Casting Meryl Streep is a tall order in Hollywood. But convincing the 21-time Oscar-nominated actress to participate in Mary Poppins Returns proved easy for producer John DeLuca and director Rob Marshall.
“I’ll never forget Meryl Streep’s email after we asked her,” producer DeLuca tells The Hollywood Reporter. “It was an email that said, ‘Yes, yes, yes, yes, yes, yes, yes. This is what we need at this time. I need to be a part of a project like this that is going to give hope, and as Mary Poppins comes out of that sky, to know that there is, behind those clouds, something that can get us through this.'”
Streep signed on to play Topsy, the wacky cousin to Emily Blunt’s Mary Poppins, in the long-awaited sequel — reuniting with Blunt, DeLuca and Marshall after their first team effort in 2014’s Into the Woods. Despite the unusual 54-year gap between the original Poppins, starring Julie Andrews, and the upcoming movie musical, Streep wasn’t the only one who believed the magical nanny couldn’t have returned at a more appropriate moment — in the Donald Trump era.
“We felt we had to find the ray of hope in this rather bleak, dark time,” DeLuca says. “Even though Rob and I were living in London at the time, we felt it when the election happened. It reverberated around the world.”
But the new Poppins tale isn’t all spoonfuls of sugar. While the original took place during the early 1900s, director Marshall and DeLuca decided to push the sequel’s time frame to Britain’s “Great Slump” in the 1930s, when all of London could use some of Mary’s magic.
“We plowed forward in trying to, again as I said, pay homage, but still make a step in the future and have our own story to tell,” DeLuca says. “And then we decided to change the time period. The original was set back in a more happy time, which is what Walt did. And what we did, we went to the time that the books were written.”

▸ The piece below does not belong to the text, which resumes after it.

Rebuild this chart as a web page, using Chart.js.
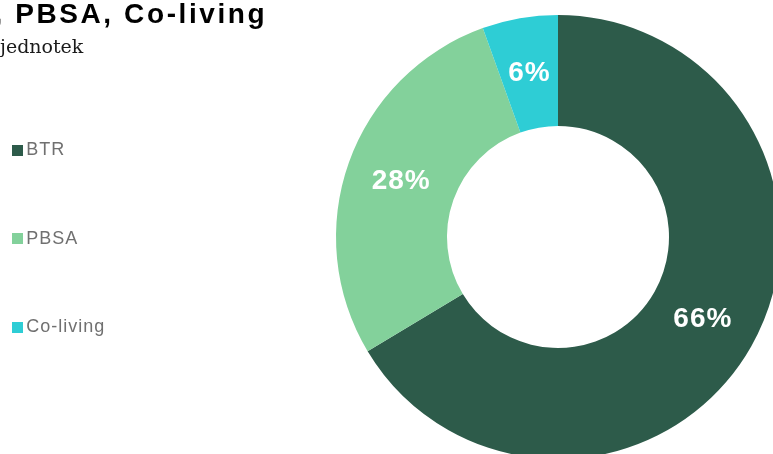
<!DOCTYPE html>
<html>
<head>
<meta charset="utf-8">
<script src="https://cdn.jsdelivr.net/npm/chart.js@4"></script>
<style>
html, body { margin: 0; padding: 0; background: #fff; overflow: hidden; width: 773px; height: 454px; }
#title { position: absolute; left: -5.6px; top: -0.4px; font: bold 28px "Liberation Sans", Arial, sans-serif; letter-spacing: 2.6px; color: #000; line-height: 28px; white-space: nowrap; z-index: 2; }
#subtitle { position: absolute; left: 0px; top: 36.9px; font: 19px "DejaVu Serif", Georgia, serif; color: #1a1a1a; line-height: 19px; white-space: nowrap; z-index: 2; }
#c { position: absolute; left: 0; top: 0; }
</style>
</head>
<body>
<div id="title">, PBSA, Co-living</div>
<div id="subtitle">jednotek</div>
<canvas id="c" width="1020" height="470"></canvas>
<script>
// ---- data ----
const categories = ['BTR', 'PBSA', 'Co-living'];
const shares = [66.4, 28.1, 5.5];
// ---- styles ----
const colors = ['#2D5B4A', '#83D19B', '#2ECDD5'];

const total = shares.reduce((a, b) => a + b, 0);

function swatch(color) {
  const c = document.createElement('canvas');
  c.width = 11; c.height = 11;
  const x = c.getContext('2d');
  x.fillStyle = color;
  x.fillRect(0, 0, 11, 11);
  return c;
}
const swatches = colors.map(swatch);

const spacingPlugin = {
  id: 'letterSpacing',
  beforeDraw(chart) { chart.ctx.letterSpacing = '1px'; },
  beforeDatasetsDraw(chart) { chart.ctx.letterSpacing = '0px'; }
};

const sliceLabels = {
  id: 'sliceLabels',
  afterDatasetsDraw(chart) {
    const ctx = chart.ctx;
    const meta = chart.getDatasetMeta(0);
    ctx.save();
    ctx.letterSpacing = '1px';
    ctx.font = 'bold 28px "Liberation Sans", Arial, sans-serif';
    ctx.fillStyle = '#ffffff';
    ctx.textAlign = 'center';
    ctx.textBaseline = 'middle';
    meta.data.forEach((arc, i) => {
      const p = arc.tooltipPosition();
      const v = chart.data.datasets[0].data[i];
      ctx.fillText(Math.round(v / total * 100) + '%', p.x, p.y);
    });
    ctx.restore();
  }
};

new Chart(document.getElementById('c'), {
  type: 'doughnut',
  data: {
    labels: categories,
    datasets: [{
      data: shares,
      backgroundColor: colors,
      borderWidth: 0,
      hoverOffset: 0,
      offset: 0
    }]
  },
  options: {
    responsive: false,
    animation: false,
    cutout: '50%',
    rotation: 0,
    layout: { padding: { left: -53.8, right: 9.2, top: 15, bottom: 11 } },
    events: [],
    plugins: {
      tooltip: { enabled: false },
      legend: {
        position: 'left',
        align: 'center',
        maxWidth: 159,
        title: { display: true, text: ' ', font: { size: 3, lineHeight: 1.2 }, padding: 0 },
        labels: {
          usePointStyle: true,
          boxWidth: 0.6,
          padding: 70.5,
          color: '#707070',
          font: { family: '"Liberation Sans", Arial, sans-serif', size: 18 },
          generateLabels(chart) {
            const items = Chart.overrides.doughnut.plugins.legend.labels.generateLabels(chart);
            items.forEach((it, i) => { it.pointStyle = swatches[i]; it.fontColor = '#707070'; });
            return items;
          }
        }
      }
    }
  },
  plugins: [spacingPlugin, sliceLabels]
});
</script>
</body>
</html>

In the sequel, Mary revisits the now-grown Banks children (Ben Whishaw, Emily Mortimer), as well as Michael Banks’ own children, during a challenging period in the family’s lives. And just as Mary is a savior to the Banks, DeLuca says Blunt was a “godsend” to him and Marshall. After witnessing Blunt’s and Marshall’s “rare” working chemistry on the set of Into the Woods, Blunt wasn’t just at the top of the list to take over Andrews’ iconic role. She was the list.
“It was a no-brainer — he said, ‘There’s no one else,'” DeLuca says. “That’s another reason why we did it. There was both, not only Rob, the right director, but then there was the right actress — someone who was an actor through singing and could move and dance and have this joy but yet have that stern, British, no-nonsense, rather vain exterior.”
Much like the practically perfect nanny herself, DeLuca says the rehearsal and production process was “a constant, working machine that is very, very closely scheduled and followed through,” yet simultaneously spontaneous and magical thanks to its mix of Hollywood veterans and fresh talent.
For example, Joel Dawson, who plays the youngest Banks child, had never acted before, while original Poppins star Dick Van Dyke returned to act, sing and dance at the age of 91 — a performance that left Marshall, a longtime Van Dyke fan, speechless.
“He couldn’t even call ‘cut’ after he did this beautiful, emotional monologue,” DeLuca says. “The tears were streaming down his face. He just couldn’t say it. So I just kind of butt in, and I cut it, cut the scene. It was so beautiful that he wasn’t able to speak.”
That sense of wonder and whimsy is what DeLuca credits the film for communicating effectively to audiences of all ages. On paper, a sequel, musical, blockbuster family film may not register as typical awards-season fare, yet Mary Poppins Returns has already collected Oscar buzz and four Golden Globe nominations. But DeLuca, who knows the dedication that went into the movie firsthand, isn’t as shocked by the warm reception as he suspects critics and moviegoers may be.
“They’re surprised that we have taken a step,” DeLuca says. “They’re all ready to sit back and be cynical, and the funny thing is, you can’t be cynical because the funny thing is, there’s no cynicism in the film — none. It’s very clear, and we’re missing that, I think, in the films of today.”
Echoing Streep, DeLuca suspects the film’s success is a product of poignant timing and much-needed joy.
“There’s room for that, I think, now, and room for a pure hopefulness,” DeLuca adds. “I think that’s why people are responding. I think that it is time for this.”
Mary Poppins Returns hits theaters Wednesday.